Question

How do you find the roots of \[y={{x}^{2}}+3x+6\]?

Answer 1

Hint: The given question is algebraic expression which consists of variables, coefficients, constants and mathematical operations, such as addition, subtraction, multiplication and division. In the given question of an expression, we just need to simplify the expression by using the quadratic equation \[a{{x}^{2}}+bx+c=0\]. Roots of the quadratic equation = \[\dfrac{-b\pm \sqrt{{{b}^{2}}-4ac}}{2a}\].

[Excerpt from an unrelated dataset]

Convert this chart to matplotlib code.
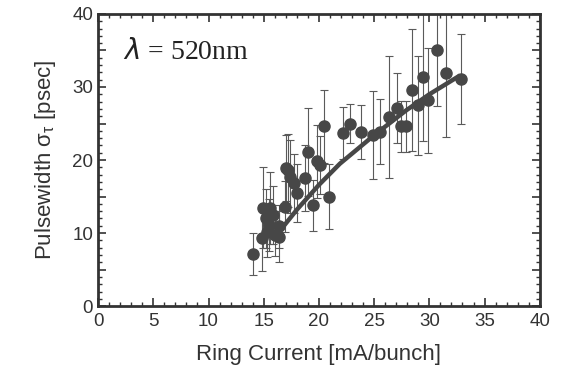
import numpy as np
import matplotlib.pyplot as plt
from matplotlib.ticker import MultipleLocator, FuncFormatter

plt.rcParams.update({
    "font.family": "Liberation Sans",
    "mathtext.default": "regular",
    "xtick.direction": "in",
    "ytick.direction": "in",
    "xtick.top": True,
    "ytick.right": True,
})

# ring current [mA/bunch], pulsewidth [psec], error [psec]
current = [14.0, 14.8, 14.9, 15.2, 15.3, 15.5, 15.6, 15.8, 16.0, 16.4,
           16.4, 16.9, 17.0, 17.2, 17.4, 17.7, 18.0, 18.7, 19.0, 19.5,
           19.8, 20.1, 20.5, 20.9, 22.2, 22.8, 23.8, 24.9, 25.5, 26.3,
           27.1, 27.4, 27.9, 28.4, 29.0, 29.4, 29.9, 30.7, 31.5, 32.9]
width = [7.1, 9.3, 13.5, 12.0, 10.2, 11.1, 13.4, 12.5, 9.8, 9.5,
         10.9, 13.6, 18.9, 18.6, 17.7, 16.8, 15.5, 17.5, 21.1, 13.8,
         19.8, 19.3, 24.6, 15.0, 23.7, 25.0, 23.9, 23.4, 23.9, 25.9,
         27.1, 24.6, 24.6, 29.6, 27.5, 31.3, 28.2, 35.1, 31.9, 31.1]
err = [2.9, 4.5, 5.5, 4.0, 3.5, 3.5, 4.9, 4.0, 3.0, 3.5,
       3.0, 3.5, 4.5, 5.0, 5.0, 4.0, 4.0, 4.5, 6.0, 3.5,
       5.0, 4.0, 5.0, 4.5, 3.5, 2.7, 3.7, 6.0, 4.5, 8.3,
       4.8, 3.5, 3.5, 8.4, 6.8, 8.7, 7.2, 7.7, 8.8, 6.2]

# fitted curve
fit_x = [16.3, 18.0, 20.0, 21.9, 25.0, 27.9, 30.0, 32.8]
fit_y = [10.0, 13.2, 16.6, 19.5, 23.4, 26.8, 29.0, 31.6]

DARK = "#474747"

fig = plt.figure(figsize=(5.67, 3.87), dpi=100)
ax = fig.add_axes([0.173, 0.209, 0.779, 0.755])

ax.errorbar(current, width, yerr=err, fmt="none", ecolor="#5a5a5a",
            elinewidth=0.8, capsize=3, capthick=0.8, zorder=2)
ax.plot(fit_x, fit_y, color=DARK, lw=3.2, solid_capstyle="butt", zorder=3)
ax.plot(current, width, "o", color=DARK, markersize=8, zorder=4)

ax.set_xlim(0, 40)
ax.set_ylim(0, 40)
ax.xaxis.set_major_locator(MultipleLocator(5))
ax.xaxis.set_minor_locator(MultipleLocator(1))
ax.yaxis.set_major_locator(MultipleLocator(5))
ax.yaxis.set_minor_locator(MultipleLocator(1))
ax.yaxis.set_major_formatter(FuncFormatter(lambda v, p: f"{int(v)}" if v % 10 == 0 else ""))
ax.tick_params(which="major", length=6, width=1.2, labelsize=13.5, colors="#333333")
ax.tick_params(which="minor", length=3, width=1.0, colors="#333333")
ax.tick_params(axis="x", pad=5)
for s in ax.spines.values():
    s.set_linewidth(2.0)
    s.set_color("#333333")

ax.set_xlabel("Ring Current [mA/bunch]", fontsize=16, color="#333333", labelpad=10)
ax.set_ylabel(r"Pulsewidth $\sigma_\tau$ [psec]", fontsize=16, color="#333333", labelpad=10)

ax.text(2.3, 34.8, r"$\mathit{\lambda}$ = 520nm", fontsize=20, family="Liberation Serif",
        va="center", ha="left", color="#222222")

fig.savefig("out.png", dpi=100, facecolor="white")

Complete step by step solution:
The quadratic formula provides the solution for the quadratic equation:
 \[a{{x}^{2}}+bx+c=0\], in which a, b and c are the coefficients of respective terms in the quadratic equation, as follows:
Roots of the quadratic equation = \[\dfrac{-b\pm \sqrt{{{b}^{2}}-4ac}}{2a}\].
Given quadratic equation,
\[y={{x}^{2}}+3x+6\]
\[= {{x}^{2}}+3x+6=0\]
The quadratic formula provides the solution for the quadratic equation:
 \[a{{x}^{2}}+bx+c=0\], in which a, b and c are the coefficients of respective terms in the quadratic equation, as follows:
Roots of the quadratic equation = \[\dfrac{-b\pm \sqrt{{{b}^{2}}-4ac}}{2a}\].
Determine the quadratic equation’s coefficients a, b and c:
The coefficient of the given quadratic equation \[{{x}^{2}}+3x+6=0\]are,
\[\begin{align}
  & a=1 \\
 & b=3 \\
 & c=6 \\
\end{align}\]
Using these coefficient values into the quadratic formula:
 \[\dfrac{-b\pm \sqrt{{{b}^{2}}-4ac}}{2a}\]\[=\dfrac{-3\pm \sqrt{{{\left( 3 \right)}^{2}}-\left( 4\times 1\times 6 \right)}}{2\left( 1 \right)}\]
Solve exponents and square root, we get
\[= \dfrac{-3\pm \sqrt{9-\left( 4\times 1\times 6 \right)}}{2\left( 1 \right)}\]
Performing any multiplication and division given in the formula,
\[\begin{align}
  & = \dfrac{-3\pm \sqrt{9-\left( 24 \right)}}{2} \\
 & = \dfrac{-3\pm \sqrt{-15}}{2} \\
\end{align}\]
Simplifying the above, we get
\[= \dfrac{-3\pm \sqrt{-15}}{2}\]
Here the value of discriminant i.e., \[d=\sqrt{{{b}^{2}}-4ac}=\sqrt{-15}\]is negative.
Therefore, no real solution because the discriminant is negative and the square root of a negative number is not a real number.
 This equation will have only imaginary roots and no real roots.
Now solving further,
\[= \dfrac{-3\pm \sqrt{-15}}{2}\]
We got two values i.e.
\[= \dfrac{-3+\sqrt{-15}}{2}\]and \[= \dfrac{-3-\sqrt{-15}}{2}\]
As we know that \[\sqrt{-1}=i\] which is an imaginary number
Thus, the imaginary roots will be:

\[x= \dfrac{-3-i\sqrt{15}}{2}and\dfrac{-3+i\sqrt{15}}{2}\]
Hence, this is the required answer.

Note:
To solve or evaluate these kinds of expressions, we need to know about solving quadratic equations using the formula, simplifying radicals and finding prime factors. In the roots of a quadratic equation formula, there is \[\pm \]students should remember this if they only write plus, they will only get one root.